PROPOSITION 2. PROBLEM.
From a given point to draw a straight line equal to a given straight line.
Let A be the given point, and BC the given straight line: it is required to draw from the point A a straight line equal to BC.
From the point A to B draw the straight line AB; [Post. 1.
and on it describe the equilateral triangle DAB, [I. 1.
and produce the straight lines DA, DB to E and F. [Post. 2.
From the centre B, at the distance BC, describe the circle CGH, meeting DF at G. [Post. 3.
From the centre D, at the distance DG, describe the circle GKL, meeting DE at L. [Post. 3.
AL shall be equal to BC.
Because the point B is the centre of the circle CGH, BC is equal to BG. [Definition 15.
And because the point D is the centre of the circle GKL, DL is equal to DG; [Definition 15.
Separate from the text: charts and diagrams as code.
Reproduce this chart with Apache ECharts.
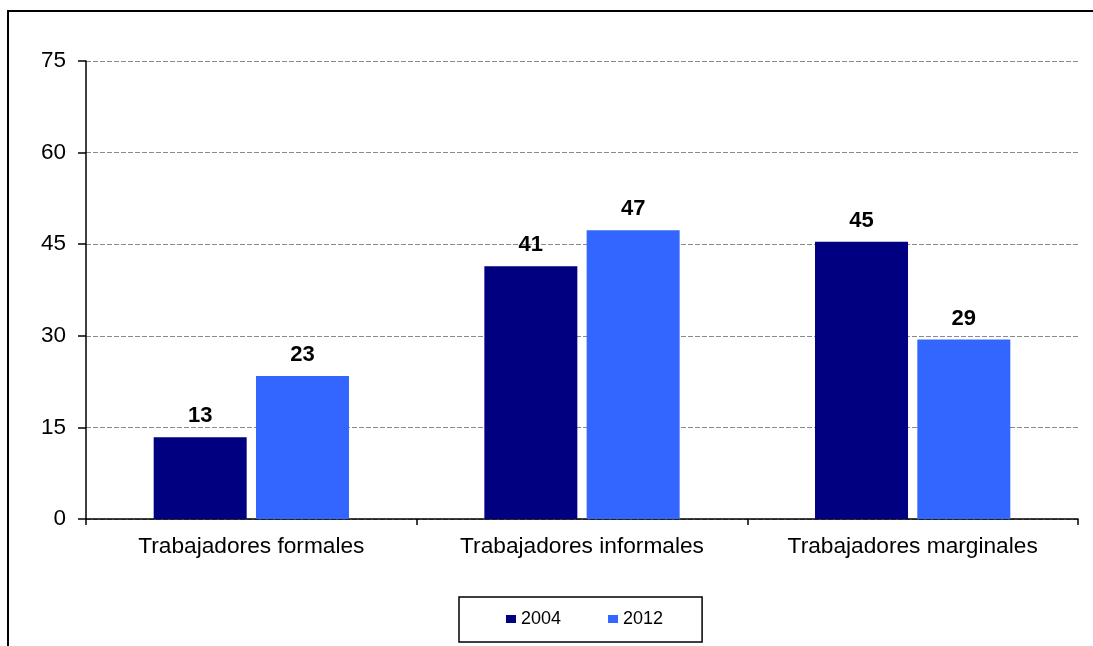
<!DOCTYPE html>
<html>
<head>
<meta charset="utf-8">
<script src="https://cdn.jsdelivr.net/npm/echarts@6/dist/echarts.min.js"></script>
<style>
  html, body { margin: 0; padding: 0; background: #fff; }
  #chart { width: 1093px; height: 646px; }
</style>
</head>
<body>
<div id="chart"></div>
<script>
// Categories and yearly shares (%)
const categories = ['Trabajadores formales', 'Trabajadores informales', 'Trabajadores marginales'];
const values2004 = [13.4, 41.4, 45.4];
const values2012 = [23.4, 47.3, 29.4];
const seriesNames = ['2004', '2012'];
const yTicks = { min: 0, max: 75, interval: 15 };

const FONT = '"Liberation Sans", Arial, sans-serif';
const chart = echarts.init(document.getElementById('chart'), null, { renderer: 'canvas' });

const valueLabel = {
  show: true,
  position: 'top',
  distance: 10,
  color: '#000',
  fontFamily: FONT,
  fontSize: 22,
  fontWeight: 'bold',
  formatter: p => Math.round(p.value)
};

chart.setOption({
  animation: false,
  backgroundColor: '#fff',
  graphic: [{
    type: 'rect',
    shape: { x: 8, y: 11, width: 1200, height: 800 },
    style: { fill: 'none', stroke: '#000', lineWidth: 2 },
    silent: true
  }],
  grid: { left: 86, right: 15, top: 61, bottom: 127, containLabel: false },
  legend: {
    data: seriesNames,
    left: 459,
    top: 597,
    padding: [13, 39, 14, 47],
    itemGap: 47,
    itemWidth: 10,
    itemHeight: 8,
    icon: 'rect',
    borderColor: '#000',
    borderWidth: 1.5,
    textStyle: { color: '#000', fontFamily: FONT, fontSize: 18 }
  },
  xAxis: {
    type: 'category',
    data: categories,
    axisLine: { lineStyle: { color: '#000', width: 1.5 } },
    axisTick: { show: true, length: 6, lineStyle: { color: '#000', width: 1.5 } },
    axisLabel: { color: '#000', fontFamily: FONT, fontSize: 22.7, margin: 16 }
  },
  yAxis: {
    type: 'value',
    min: yTicks.min,
    max: yTicks.max,
    interval: yTicks.interval,
    axisLine: { show: true, lineStyle: { color: '#000', width: 1.5 } },
    axisTick: { show: true, length: 8, lineStyle: { color: '#000', width: 1.5 } },
    axisLabel: { color: '#000', fontFamily: FONT, fontSize: 22.5, margin: 20 },
    splitLine: { lineStyle: { color: '#8a8a8a', width: 1, type: [5, 2] } }
  },
  series: [
    {
      name: seriesNames[0],
      type: 'bar',
      data: values2004,
      barWidth: 93,
      barGap: '10%',
      itemStyle: { color: '#000080' },
      label: valueLabel
    },
    {
      name: seriesNames[1],
      type: 'bar',
      data: values2012,
      barWidth: 93,
      barGap: '10%',
      itemStyle: { color: '#3366FF' },
      label: valueLabel
    }
  ]
});
</script>
</body>
</html>
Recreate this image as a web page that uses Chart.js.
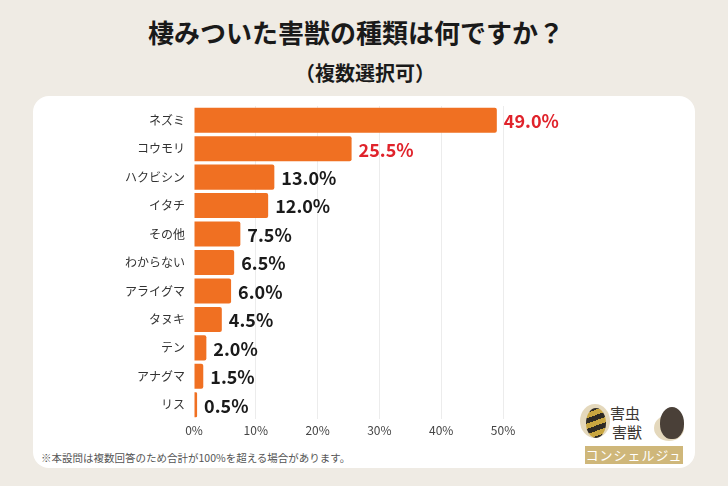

and DA, DB parts of them are equal; [Definition 24.
therefore the remainder AL is equal to the remainder BG. [Axiom 3.
But it has been shewn that BC is equal to BG;
therefore AL and BC are each of them equal to BG.
But things which are equal to the same thing are equal to one another. [Axiom 1.
Therefore AL is equal to BC.
Wherefore from the given point A a straight line AL has been drawn equal to the given straight line BC. q.e.f.
PROPOSITION 3. PROBLEM.
From the greater of two given straight lines to cut off a part equal to the less.
Let AB and C be the two given straight lines, of which